Secara umum memanen air hujan dapat dilakukan dengan membuat sebanyak mungkin sumur-sumur resapan dan biopori di lingkungan masyarakat dan ruang terbuka hijau serta bangunan-bangunan penangkap air lainnya seperti dam, waduk, embung dan bendungan yg mana air hujan dapat dilepaskan kembali pada saat musim kemarau sebagai sumber air irigasi bagi kepentingan pertanian dan air bersih yg sangat penting bagi kehidupan manusia untuk meningkatkan derajat kesehatan masyarakat. Secara khusus dikawasan perkebunan dimana sumberdaya air sangat diperlukan ketika memasuki musim kemarau, diantara baris-baris tanaman dapat dibuat bangunan penangkap air secara sederhana dengan membuat lubang dengan ukuran sesuai kebutuhan yg selanjutnya diisi secara berselang seling antara lapisan pasir dan sabut kelapa.

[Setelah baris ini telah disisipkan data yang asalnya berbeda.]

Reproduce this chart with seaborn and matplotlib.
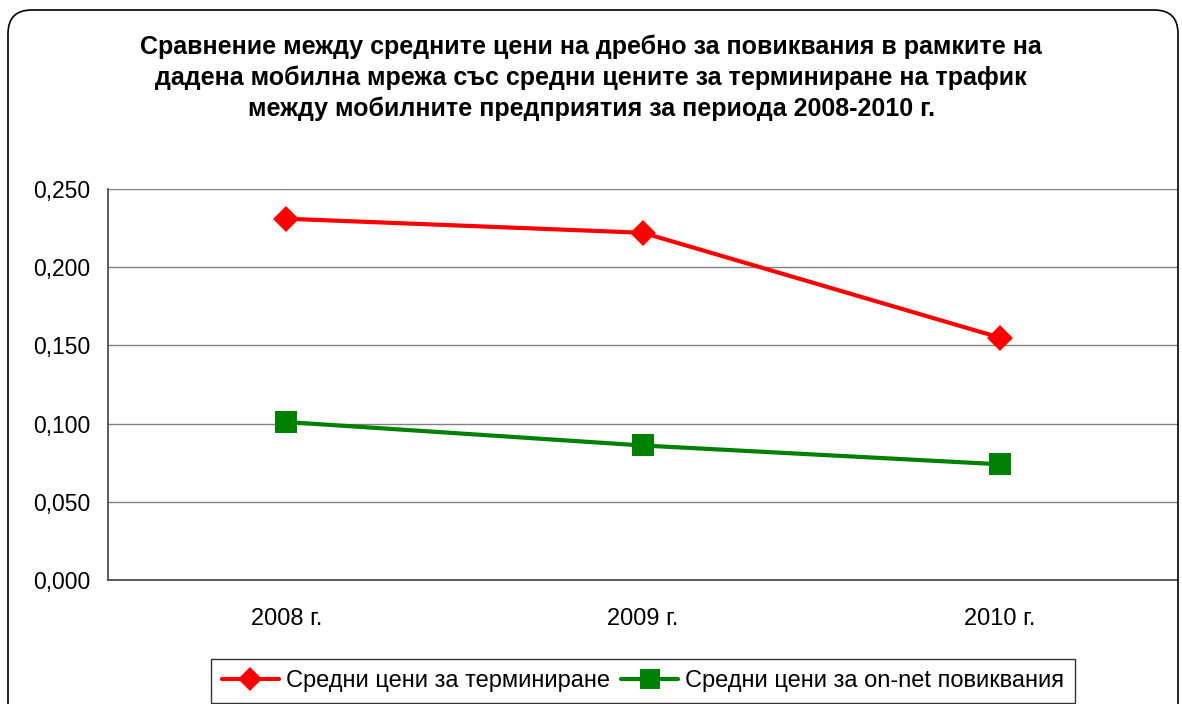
import pandas as pd
import matplotlib
matplotlib.use('Agg')
import matplotlib.pyplot as plt
import seaborn as sb
from matplotlib.patches import FancyBboxPatch
from matplotlib.ticker import FuncFormatter, FixedLocator

godi = ["2008 г.", "2009 г.", "2010 г."]
terminirane = [0.231, 0.222, 0.155]
on_net = [0.101, 0.086, 0.074]
red_label = "Средни цени за терминиране"
green_label = "Средни цени за on-net повиквания"
zaglavie = ("Сравнение между средните цени на дребно за повиквания в рамките на\n"
            "дадена мобилна мрежа със средни цените за терминиране на трафик\n"
            "между мобилните предприятия за периода 2008-2010 г.")

sb.set_style('white')
plt.rcParams['font.family'] = ['Liberation Sans', 'DejaVu Sans']
plt.rcParams['text.color'] = 'black'
plt.rcParams['xtick.labelcolor'] = 'black'
plt.rcParams['ytick.labelcolor'] = 'black'

df = pd.DataFrame({
    'godina': godi * 2,
    'cena': terminirane + on_net,
    'serija': [red_label] * 3 + [green_label] * 3,
})

fig = plt.figure(figsize=(11.82, 7.04), dpi=100)
ax = fig.add_axes([108 / 1182, 1 - 580 / 704, 1070 / 1182, 391 / 704])

sb.lineplot(data=df, x='godina', y='cena', hue='serija', style='serija',
            palette={red_label: '#ff0000', green_label: '#008000'},
            markers={red_label: 'D', green_label: 's'}, dashes=False,
            linewidth=3, markeredgewidth=0, ax=ax, legend=False, zorder=3)
for ln, ms in zip(ax.lines, [13, 16.5]):
    ln.set_markersize(ms)

ax.set_xlim(-0.5, 2.5)
ax.set_ylim(0, 0.25)
ax.set_yticks([0, 0.05, 0.1, 0.15, 0.2, 0.25])
ax.yaxis.set_major_formatter(FuncFormatter(lambda v, p: f"{v:.3f}".replace('.', ',')))
ax.grid(axis='y', color='#808080', linewidth=1)
ax.set_axisbelow(True)
ax.set_xlabel('')
ax.set_ylabel('')
ax.xaxis.set_minor_locator(FixedLocator([-0.5, 0.5, 1.5, 2.5]))
ax.tick_params(axis='x', which='major', length=0, pad=20, labelsize=17, labelcolor='black')
ax.tick_params(axis='x', which='minor', length=6, color='#404040', direction='out')
ax.tick_params(axis='y', length=6, color='#404040', direction='out', labelsize=16.5,
               pad=7, labelcolor='black')
for s in ['top', 'right']:
    ax.spines[s].set_visible(False)
for s in ['left', 'bottom']:
    ax.spines[s].set_color('#404040')
    ax.spines[s].set_linewidth(1.2)

fig.text(591 / 1182, 1 - 78 / 704, zaglavie, ha='center', va='center', color='black',
         fontsize=18, fontweight='bold', linespacing=1.34)

handles = [
    plt.Line2D([], [], color='#ff0000', lw=3, marker='D', markersize=12, markeredgewidth=0),
    plt.Line2D([], [], color='#008000', lw=3, marker='s', markersize=14, markeredgewidth=0),
]
leg = fig.legend(handles, [red_label, green_label], loc='center',
                 bbox_to_anchor=(643 / 1182, 1 - 681 / 704), ncol=2, fontsize=17,
                 frameon=True, fancybox=False, edgecolor='black', handlelength=2.4,
                 handletextpad=0.3, columnspacing=0.5, borderpad=0.45, borderaxespad=0)
leg.get_frame().set_linewidth(1)
for t in leg.get_texts():
    t.set_color('black')

frame = FancyBboxPatch((8 / 1182, -0.05), 1170 / 1182, 1 - 10 / 704 + 0.05,
                       boxstyle='round,pad=0,rounding_size=0.02',
                       transform=fig.transFigure, fill=False,
                       edgecolor='black', linewidth=1.2, mutation_aspect=1182 / 704)
fig.patches.append(frame)

fig.savefig('out.png', dpi=100)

Memang pembuatan bangunan-bangunan penangkap air hujan dengan daya tampung atau volume air yg besar tidak seketika selesai dibuat langsung dapat digunakan untuk menyalurkan air bagi berbagai kepentingan, akan tetapi masih memerlukan penyesuaian yg membutuhkan waktu yg relatip lama.

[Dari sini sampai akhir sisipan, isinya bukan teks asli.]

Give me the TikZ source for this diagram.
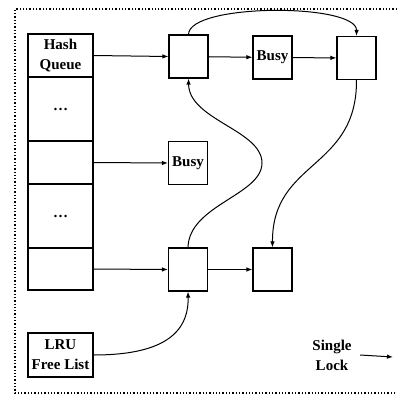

Normalisasi badan-badan air seperti waduk, embung, dam dan bendungan air yg mengalami kerusakan dan pendangkalan juga perlu dilakukan dengan memperbaiki dan mengeruk baik di bagian HULU maupun HILIR. Tidak kalah pentingnya adalah menumbuhkan kesadaran pada masyarakat dan para pihak terkait untuk tidak membuang sampah di badan-badan air, membangun gerakan-gerakan membersihkan sampah dan melakukan penegakan hukum terhadap pelaku pelanggaran hukum terhadap pencemaran dan kerusakan lingkungan hidup dengan memberikan sanksi administrasi, denda dan kurungan badan. Sosialisasi perlu terus ditingkatkan pada skala rumah tangga (RT) agar membiasakan diri melakukan pengumpulan, pemilahan dan pengiriman sampah plastik dan organik di tempat yg telah di tentukan.
Selain berbagai kegiatan yg dilakukan untuk memanen air hujan, upaya pencegahan juga perlu di terapkan dibagian HULU yakni dengan melarang kegiatan penebangan hutan secara liar. Terhadap kawasan hutan yg sudah tidak memiliki tegakan lagi/gundul, sesegera mungkin dilakukan penghutanan kembali/reboisasi untuk mengembalikan kawasan hutan lindung, peruntukan HTI dan hutan kemasyarakatan. Pengendalian banjir terutama melalui kegiatan memanen air hujan hakekatnya bersifat lintas sektor, karenanya diperlukan penguatan koordinasi dan sinergi antara Pusat dan Daerah serta para pihak terkait sejak dari penyusunan regulasi dan kebijakan hingga saat pelaksanan program dan kegiatan.
*KASONGAN, 14 Januari 2020.*LEMPOH, nembe balik REUNI ALJIRO.Asikin CHALIFAH.